Polly's pages (aka 'Donna Williams')

Ever the arty Autie

When a discussion isn’t a discussion : living with trolls .


Wonderment by autistic artist Donna Williams In this internet age the word ‘friend’ has become progressively watered down. Today it can mean any acquaintance who adds themselves to your list. They may wish to be a friend and may be friendly, but friendship takes longer and not everyone has enough time to give to all. Then there are flamers who feign discussion but are actually so certain of their own virulent opinion that the questions they pose are purely rhetorical and no amount of answering will ever please them.

These are not merely people letting off steam. Some are well known for their hatred and support stalking and internet lynchings, often citing libelous misinformation containing blatant factual errors. Then there are trolls who post poorly researched controversial information in order to set out to bait people into responding. When the comments of trolls and flamers are deleted or they are blocked from posting, they often proclaim this as evidence of the righteousness of their behavior rather than facing that they were not discussing nor even open to discussion in the first place.

According to http://www.teamtechnology.co.uk/troll.htm the definition of a troll is:

To “troll” means to allure, to fish, to entice or to bait.

Internet trolls are people who fish for other people’s confidence and, once found, exploit it.

With flamers, trolls, stalkers and abusers, a discussion is not a discussion, and pretence of caring is not real caring at all.

here’s some indications of “playful trolls” (from http://www.teamtechnology.co.uk/troll-tactics.html )

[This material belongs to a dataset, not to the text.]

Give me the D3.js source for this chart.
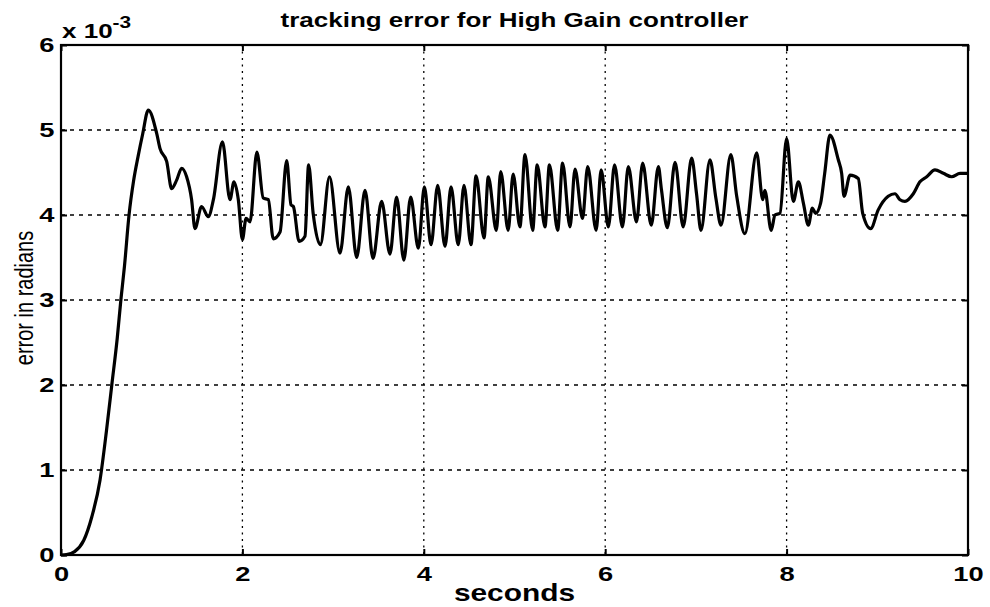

  • a lack of buy-in to the list philosophy or values
  • generally low level of activity, with sudden spurts of interaction – or perhaps a new persona that has strong opinions on controversial subjects
  • a mixture of friendly posts with a confrontational style of interaction
  • the use of provocative language and sweeping generalisations about certain topics or categories of people
  • a lack of in-depth understanding of the topic
  • a lack of personal information
  • a lack of a genuinely unique perspective on the topic
  • a lack of humour
  • restarting topics that have already been done
  • use of language that encourages the dialogue to enter topics that are controversial and likely to upset some team members
  • the use of an attention-seeking gimmick (e.g.: “I was once exploited by an XYZ”)
  • they follow up their own articles if the group doesn’t respond to their posts
  • inconsistencies in the style and nature of the post and any proclaimed information (e.g.: claiming to be a child but writing with an adult style; claiming to be adult, but writing with a childish grammatical construction).
  • also note that trolls often seem to use free email services (such as hotmail.com) or have email addresses ending in .edu. However, trolls could be virtually anyone, and the email address is no guide as to whether the persona is a bona fide user or not.

then there’s the next level, “tactical trolls” ( from : from http://www.teamtechnology.co.uk/troll-tactics.html )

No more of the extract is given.